Non, pour comprendre pourquoi cet album est si spécial, il faut se plonger dans son champ lexical. Et prendre au premier degré son morceau d’ouverture: “Asylum Seeker” (demandeur d’asile). Car si Unity est le premier disque depuis près de dix ans, c’est parce que le chanteur populaire a profité d’une tournée internationale en 2013 pour quitter son pays en proie à la guerre civile. Accueilli en Australie, il a attendu cinq ans avant de pouvoir se retrouver un groupe, un vrai. Et cette “renaissance”, il la doit à la maison de disques Music in Exile, une structure que le patron du label Bedroom Suck Records, Joe Alexander a imaginée (au départ) spécialement pour lui.

A la fois dansant et hypnotique, intense et léger, folklorique et pop, carré et brinquebalant, il sonne comme si l’éthio-jazz et le reggae avaient enfanté d’un bébé doucement fêtard

Résultat, en plus des percussions de son cousin Paul Biel Kueth qui pose à ses côtés sur la pochette, le “Michael Jackson du Sud-Soudan” se retrouve escorté par des figures de l’indie-rock de Melbourne: Stefan Blair et Liam Parsons de Good Morning, James Mannix de Peak Twins, et Paul Ceraso de Lizard Queen.
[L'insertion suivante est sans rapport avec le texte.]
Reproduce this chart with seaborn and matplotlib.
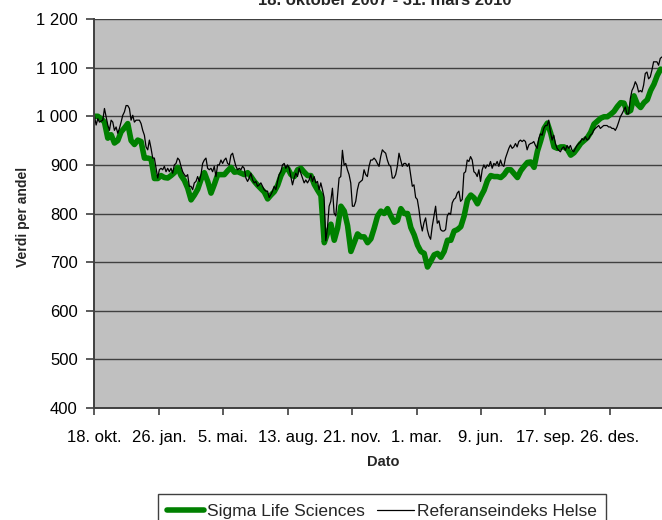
import numpy as np
import pandas as pd
import matplotlib
matplotlib.use("Agg")
import matplotlib.pyplot as plt
import seaborn as sns

# ---------------- data ----------------
start_date = "2007-10-18"
axis_end_date = "2010-03-31"
sigma_last_day = 879
referanse_last_day = 881

sigma = [
    1000, 1000, 995, 988, 955, 962, 945, 950, 968, 976, 985, 950, 942, 951, 948, 914, 914, 912,
    872, 872, 878, 874, 873, 878, 884, 895, 878, 868, 852, 828, 838, 850, 870, 884, 866,
    842, 860, 880, 880, 880, 888, 895, 885, 886, 883, 880, 884, 876, 866, 858, 851, 844, 830,
    838, 845, 858, 878, 891, 893, 880, 876, 890, 893, 885, 878,
    878, 860, 848, 837, 740, 760, 778, 745, 770, 815, 805, 775, 722, 740, 758, 752, 752, 740,
    748, 770, 795, 805, 800, 810, 795, 782, 786, 810, 800, 800, 771, 756, 735,
    722, 718, 690, 702, 715, 718, 710, 722, 745, 745, 764, 767, 773, 795, 828, 838, 832, 820,
    835, 848, 868, 878, 876, 876, 874, 880, 890, 890, 882, 874, 888, 897, 905,
    906, 895, 928, 950, 975, 986, 965, 937, 934, 937, 937, 932, 920, 925, 934, 944, 950, 956,
    967, 984, 990, 996, 999, 999, 1004, 1010, 1020, 1028, 1027, 1008, 1012, 1042, 1025, 1018,
    1028, 1034, 1053, 1066, 1084, 1097,
]

referanse = [
    1000, 982, 995, 988, 990, 992, 1016, 999, 982, 971, 992, 988, 971, 978, 965, 975, 988, 1002,
    1009, 1022, 1022, 1016, 992, 1002, 988, 992, 992, 992, 985, 971, 961, 937, 931, 951, 934,
    914, 914, 893, 873, 890, 893, 890, 897, 886, 893, 886, 893, 883, 900, 903, 914, 910, 897,
    886, 880, 876, 880, 856, 856, 849, 863, 866, 876, 866, 880, 903, 910, 914, 893,
    890, 893, 886, 897, 876, 900, 900, 910, 903, 910, 914, 903, 900, 920, 924, 910, 897, 890,
    893, 890, 897, 893, 873, 866, 873, 883, 869, 863, 866, 856, 859, 863, 856, 849, 846, 846,
    833, 839, 846, 856, 849, 866, 880, 886, 900, 903, 893, 900, 893, 876, 859, 873, 883, 876,
    893, 883, 873, 863, 869, 863, 869, 880,
    866, 876, 863, 866, 849, 863, 849, 833, 744, 770, 815, 825, 852, 801, 795, 833, 873, 876,
    930, 900, 903, 890, 880, 863, 815, 815, 825, 849, 863, 866, 869, 890, 880, 876, 897, 910,
    910, 914, 910, 903, 897, 917, 931, 927, 924, 910, 900, 897, 873, 873, 880, 897, 924, 910,
    897, 903, 903, 897, 903, 880, 856, 859, 833, 829, 808, 781,
    764, 781, 791, 767, 754, 747, 774, 795, 815, 780, 785, 767, 764, 764, 767, 795, 801, 798,
    822, 829, 832, 842, 846, 825, 829, 883, 886, 910, 907, 917, 910, 886, 883, 876, 890, 866,
    890, 900, 893, 900, 897, 907, 893, 903, 900, 907, 897, 910, 900, 897, 914, 924, 934, 941,
    934, 937, 944, 937, 948, 951, 948, 951, 948, 931, 941, 944,
    945, 948, 940, 934, 954, 964, 961, 975, 981, 981, 992, 968, 951, 961, 944, 934, 930, 927,
    934, 937, 930, 940, 934, 940, 930, 927, 934, 940, 944, 947, 954, 951, 958, 951, 954, 961,
    964, 971, 975, 978, 981, 975, 978, 981, 981, 981, 978, 978, 975, 975, 971, 978, 988, 999,
    1005, 1012, 1019, 1005, 1005, 1036, 1053, 1060, 1071, 1064, 1050, 1053, 1050, 1064, 1088,
    1091, 1077, 1081, 1095, 1112, 1112, 1112, 1105, 1119, 1122,
]

xtick_dates = ["2007-10-18", "2008-01-26", "2008-05-05", "2008-08-13", "2008-11-21",
               "2009-03-01", "2009-06-09", "2009-09-17", "2009-12-26"]
xtick_labels = ["18. okt.", "26. jan.", "5. mai.", "13. aug.", "21. nov.",
                "1. mar.", "9. jun.", "17. sep.", "26. des."]
ytick_values = [400, 500, 600, 700, 800, 900, 1000, 1100, 1200]
ytick_labels = ["400", "500", "600", "700", "800", "900", "1 000", "1 100", "1 200"]

title_text = "18. oktober 2007 - 31. mars 2010"
series_names = ["Sigma Life Sciences", "Referanseindeks Helse"]

# ---------------- build frames ----------------
t0 = pd.Timestamp(start_date)
df_sigma = pd.DataFrame({
    "Dato": t0 + pd.to_timedelta(np.linspace(0, sigma_last_day, len(sigma)), unit="D"),
    "Verdi": sigma,
})
df_ref = pd.DataFrame({
    "Dato": t0 + pd.to_timedelta(np.linspace(0, referanse_last_day, len(referanse)), unit="D"),
    "Verdi": referanse,
})

# ---------------- style ----------------
sns.set_style("ticks")
plt.rcParams["font.family"] = ["Liberation Sans", "DejaVu Sans"]
dark = "#404040"

fig = plt.figure(figsize=(6.62, 5.2), dpi=100)
ax = fig.add_axes([0.1427, 0.2154, 0.8708, 0.748])
ax.set_facecolor("#C0C0C0")

sns.lineplot(data=df_sigma, x="Dato", y="Verdi", ax=ax, color="#008000",
             linewidth=4.0, label=series_names[0])
sns.lineplot(data=df_ref, x="Dato", y="Verdi", ax=ax, color="black",
             linewidth=0.9, label=series_names[1])

ax.set_xlim(t0, pd.Timestamp(axis_end_date))
ax.set_ylim(400, 1200)
ax.set_yticks(ytick_values)
ax.set_yticklabels(ytick_labels)
ax.set_xticks(pd.to_datetime(xtick_dates))
ax.set_xticklabels(xtick_labels)

ax.grid(axis="y", color=dark, linewidth=1.0)
ax.grid(axis="x", visible=False)
ax.set_axisbelow(True)
for s in ["top", "right"]:
    ax.spines[s].set_visible(False)
for s in ["left", "bottom"]:
    ax.spines[s].set_color(dark)
    ax.spines[s].set_linewidth(1.4)

ax.tick_params(axis="y", direction="out", length=6, width=1.2, color=dark,
               labelsize=12, pad=6, labelcolor="black")
ax.tick_params(axis="x", direction="out", length=5, width=1.2, color=dark,
               labelsize=12, pad=11, labelcolor="black")

ax.set_xlabel("Dato", fontsize=10.5, fontweight="bold")
ax.set_ylabel("Verdi per andel", fontsize=10, fontweight="bold")
ax.xaxis.set_label_coords(0.5004, -0.121)
ax.yaxis.set_label_coords(-0.112, 0.49)

fig.text(385 / 662, 1 - 5 / 520, title_text, ha="center", va="baseline",
         fontsize=12, fontweight="bold")

handles, labels = ax.get_legend_handles_labels()
ax.get_legend().remove()
leg = fig.legend(handles, labels, loc="upper center",
                 bbox_to_anchor=(382 / 662, 1 - 494 / 520), ncol=2,
                 frameon=True, fancybox=False, edgecolor=dark, framealpha=1,
                 fontsize=12.5, handlelength=2.1, handletextpad=0.2,
                 columnspacing=0.7, borderpad=0.55, borderaxespad=0)
leg.get_frame().set_linewidth(1.0)

fig.savefig("out.png", dpi=100)
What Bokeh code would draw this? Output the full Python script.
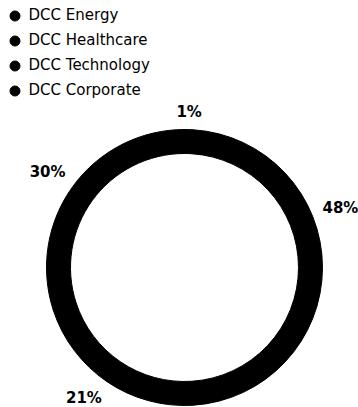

Et c’est ce qui donne l’énergie si particulière de Unity. A la fois dansant et hypnotique, intense et léger, folklorique et pop, carré et brinquebalant, il sonne comme si l’éthio-jazz et le reggae avaient enfanté d’un bébé doucement fêtard.

Et puis, chez Gordon Koang, il n’y a pas que la musique, il y a aussi des paroles d’appels à l’Unité. Chez d’autres, ce genre de discours peut sonner toc. Avec l’Asylum Seeker de Djouba, ils sont au contraire poignants, à l’image de l’avant-dernier morceau du disque: “Tiel e Nei Nywal Ke Ran”, qu’il faut traduire par “nous n’avons de problème avec personne”. Une manière limpide d’appeler à la paix qui colle bien à cet album limpide lui aussi. Si seulement le monde arrivait un jour à être aussi limpide que la musique de Gordon Koang, la vie serait bien belle.